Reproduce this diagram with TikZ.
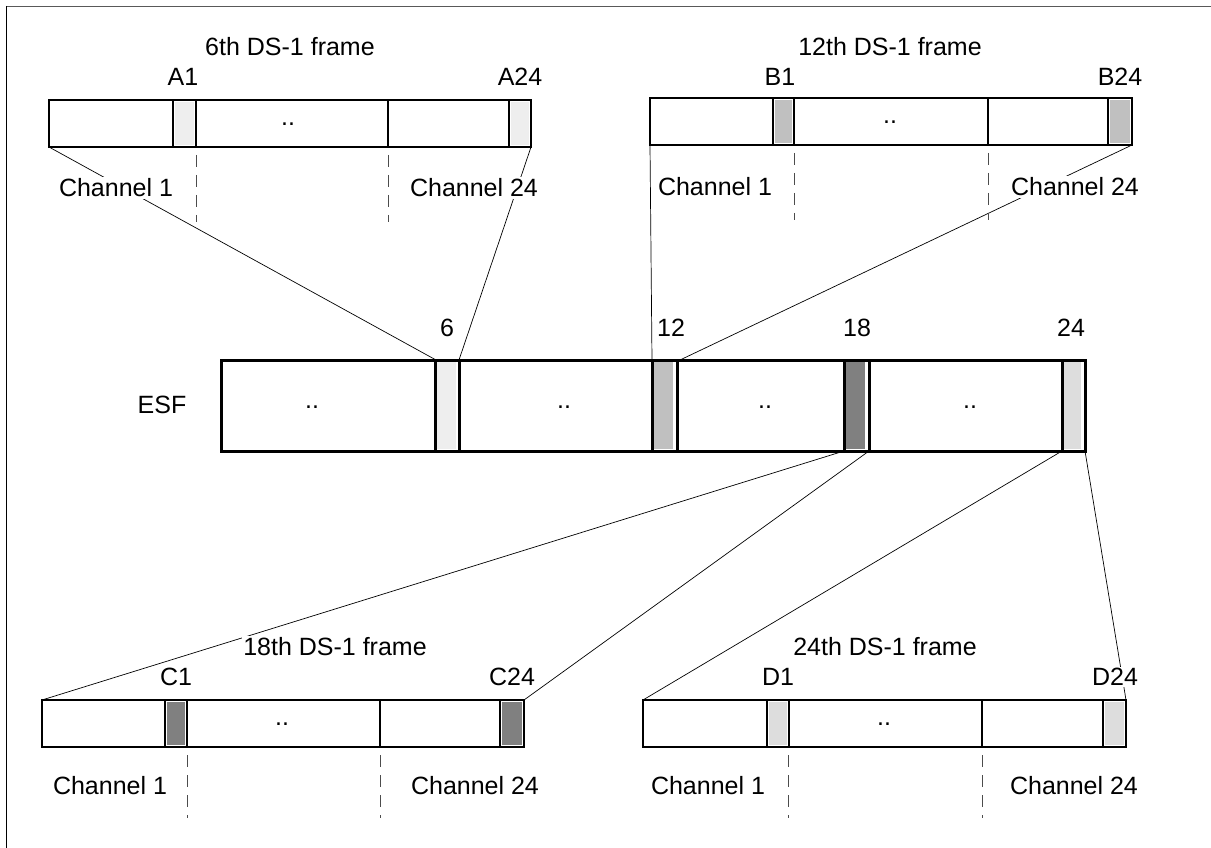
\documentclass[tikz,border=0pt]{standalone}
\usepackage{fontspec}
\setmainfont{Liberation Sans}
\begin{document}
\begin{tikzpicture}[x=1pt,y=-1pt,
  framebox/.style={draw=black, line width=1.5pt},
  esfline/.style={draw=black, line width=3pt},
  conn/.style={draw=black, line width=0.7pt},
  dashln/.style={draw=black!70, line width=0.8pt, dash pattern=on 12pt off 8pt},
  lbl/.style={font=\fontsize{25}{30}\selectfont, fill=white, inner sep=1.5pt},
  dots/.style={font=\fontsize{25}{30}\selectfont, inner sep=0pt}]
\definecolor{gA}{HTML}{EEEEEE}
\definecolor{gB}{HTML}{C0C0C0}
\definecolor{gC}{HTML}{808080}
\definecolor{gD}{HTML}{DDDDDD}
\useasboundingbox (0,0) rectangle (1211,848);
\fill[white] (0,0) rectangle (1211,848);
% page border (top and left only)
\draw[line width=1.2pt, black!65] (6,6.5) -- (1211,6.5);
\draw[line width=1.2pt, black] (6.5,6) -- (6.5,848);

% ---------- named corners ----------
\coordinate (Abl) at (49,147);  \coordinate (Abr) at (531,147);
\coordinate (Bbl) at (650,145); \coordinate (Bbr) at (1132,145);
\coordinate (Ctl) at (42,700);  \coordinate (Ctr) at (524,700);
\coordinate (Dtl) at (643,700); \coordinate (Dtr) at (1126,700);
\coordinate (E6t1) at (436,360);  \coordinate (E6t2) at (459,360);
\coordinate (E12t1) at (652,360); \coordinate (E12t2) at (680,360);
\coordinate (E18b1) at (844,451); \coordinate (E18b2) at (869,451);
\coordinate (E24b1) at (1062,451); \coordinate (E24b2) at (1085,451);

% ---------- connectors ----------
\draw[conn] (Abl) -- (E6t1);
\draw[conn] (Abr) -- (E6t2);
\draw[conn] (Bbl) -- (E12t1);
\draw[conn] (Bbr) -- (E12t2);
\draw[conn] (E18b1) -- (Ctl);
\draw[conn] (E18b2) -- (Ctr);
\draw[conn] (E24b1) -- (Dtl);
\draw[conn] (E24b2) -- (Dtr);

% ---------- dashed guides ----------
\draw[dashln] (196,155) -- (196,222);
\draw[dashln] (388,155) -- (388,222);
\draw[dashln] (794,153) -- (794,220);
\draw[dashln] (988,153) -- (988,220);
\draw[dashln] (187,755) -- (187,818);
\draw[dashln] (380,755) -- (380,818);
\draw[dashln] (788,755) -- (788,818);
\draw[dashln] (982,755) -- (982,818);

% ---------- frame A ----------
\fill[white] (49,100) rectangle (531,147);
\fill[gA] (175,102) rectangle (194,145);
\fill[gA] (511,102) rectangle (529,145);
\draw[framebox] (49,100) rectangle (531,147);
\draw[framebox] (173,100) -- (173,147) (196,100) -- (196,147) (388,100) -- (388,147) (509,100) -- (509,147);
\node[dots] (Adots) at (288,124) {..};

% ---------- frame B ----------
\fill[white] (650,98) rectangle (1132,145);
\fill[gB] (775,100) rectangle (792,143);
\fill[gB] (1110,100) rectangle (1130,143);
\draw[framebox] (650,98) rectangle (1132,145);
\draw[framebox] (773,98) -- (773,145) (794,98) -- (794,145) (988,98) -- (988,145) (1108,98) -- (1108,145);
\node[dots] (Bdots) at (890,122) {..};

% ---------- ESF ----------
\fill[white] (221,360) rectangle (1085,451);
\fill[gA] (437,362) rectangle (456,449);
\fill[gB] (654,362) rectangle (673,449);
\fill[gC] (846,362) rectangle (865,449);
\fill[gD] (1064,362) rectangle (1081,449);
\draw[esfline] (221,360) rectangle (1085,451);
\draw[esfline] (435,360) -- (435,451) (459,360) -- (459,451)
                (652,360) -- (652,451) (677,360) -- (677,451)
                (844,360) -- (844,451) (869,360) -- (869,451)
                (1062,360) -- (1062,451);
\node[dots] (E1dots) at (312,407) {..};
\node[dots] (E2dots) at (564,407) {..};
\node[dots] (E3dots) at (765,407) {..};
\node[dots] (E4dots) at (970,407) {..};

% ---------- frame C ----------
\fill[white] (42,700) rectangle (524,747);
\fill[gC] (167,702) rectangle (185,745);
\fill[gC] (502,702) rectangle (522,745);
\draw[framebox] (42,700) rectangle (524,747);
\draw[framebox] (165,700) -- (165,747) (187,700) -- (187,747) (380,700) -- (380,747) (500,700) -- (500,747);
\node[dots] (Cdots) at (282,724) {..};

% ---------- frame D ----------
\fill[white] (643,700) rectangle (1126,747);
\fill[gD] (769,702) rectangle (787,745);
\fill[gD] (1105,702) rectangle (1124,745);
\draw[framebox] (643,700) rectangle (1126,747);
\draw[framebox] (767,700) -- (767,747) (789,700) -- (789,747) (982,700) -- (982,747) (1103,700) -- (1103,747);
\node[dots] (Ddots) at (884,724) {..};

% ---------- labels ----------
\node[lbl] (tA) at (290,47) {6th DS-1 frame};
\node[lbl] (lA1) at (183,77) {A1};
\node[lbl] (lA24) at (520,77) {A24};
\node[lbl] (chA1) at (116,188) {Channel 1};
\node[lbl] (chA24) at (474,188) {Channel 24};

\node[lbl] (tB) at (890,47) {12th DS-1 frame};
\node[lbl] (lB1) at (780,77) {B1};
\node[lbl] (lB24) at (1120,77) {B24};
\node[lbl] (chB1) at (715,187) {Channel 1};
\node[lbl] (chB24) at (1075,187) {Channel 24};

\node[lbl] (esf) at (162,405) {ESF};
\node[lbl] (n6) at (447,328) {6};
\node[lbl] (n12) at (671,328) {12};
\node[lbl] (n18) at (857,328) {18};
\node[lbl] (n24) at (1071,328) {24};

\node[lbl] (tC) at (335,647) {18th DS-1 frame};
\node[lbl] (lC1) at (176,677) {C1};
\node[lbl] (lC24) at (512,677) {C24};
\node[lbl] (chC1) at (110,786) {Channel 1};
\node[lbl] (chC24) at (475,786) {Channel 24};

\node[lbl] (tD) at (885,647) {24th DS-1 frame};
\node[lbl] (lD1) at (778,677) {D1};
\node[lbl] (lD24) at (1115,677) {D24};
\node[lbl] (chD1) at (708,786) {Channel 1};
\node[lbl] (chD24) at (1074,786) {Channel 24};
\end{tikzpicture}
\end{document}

+===+

> _Exercise details_
Repeat the lines of the listing above verbatim, beginning at its first line and ending at the line containing "(6.5,6) -- (6.5,848);", which is included. Omit pictures.

> _Expected output_
Reproduce this diagram with TikZ.
\documentclass[tikz,border=0pt]{standalone}
\usepackage{fontspec}
\setmainfont{Liberation Sans}
\begin{document}
\begin{tikzpicture}[x=1pt,y=-1pt,
  framebox/.style={draw=black, line width=1.5pt},
  esfline/.style={draw=black, line width=3pt},
  conn/.style={draw=black, line width=0.7pt},
  dashln/.style={draw=black!70, line width=0.8pt, dash pattern=on 12pt off 8pt},
  lbl/.style={font=\fontsize{25}{30}\selectfont, fill=white, inner sep=1.5pt},
  dots/.style={font=\fontsize{25}{30}\selectfont, inner sep=0pt}]
\definecolor{gA}{HTML}{EEEEEE}
\definecolor{gB}{HTML}{C0C0C0}
\definecolor{gC}{HTML}{808080}
\definecolor{gD}{HTML}{DDDDDD}
\useasboundingbox (0,0) rectangle (1211,848);
\fill[white] (0,0) rectangle (1211,848);
% page border (top and left only)
\draw[line width=1.2pt, black!65] (6,6.5) -- (1211,6.5);
\draw[line width=1.2pt, black] (6.5,6) -- (6.5,848);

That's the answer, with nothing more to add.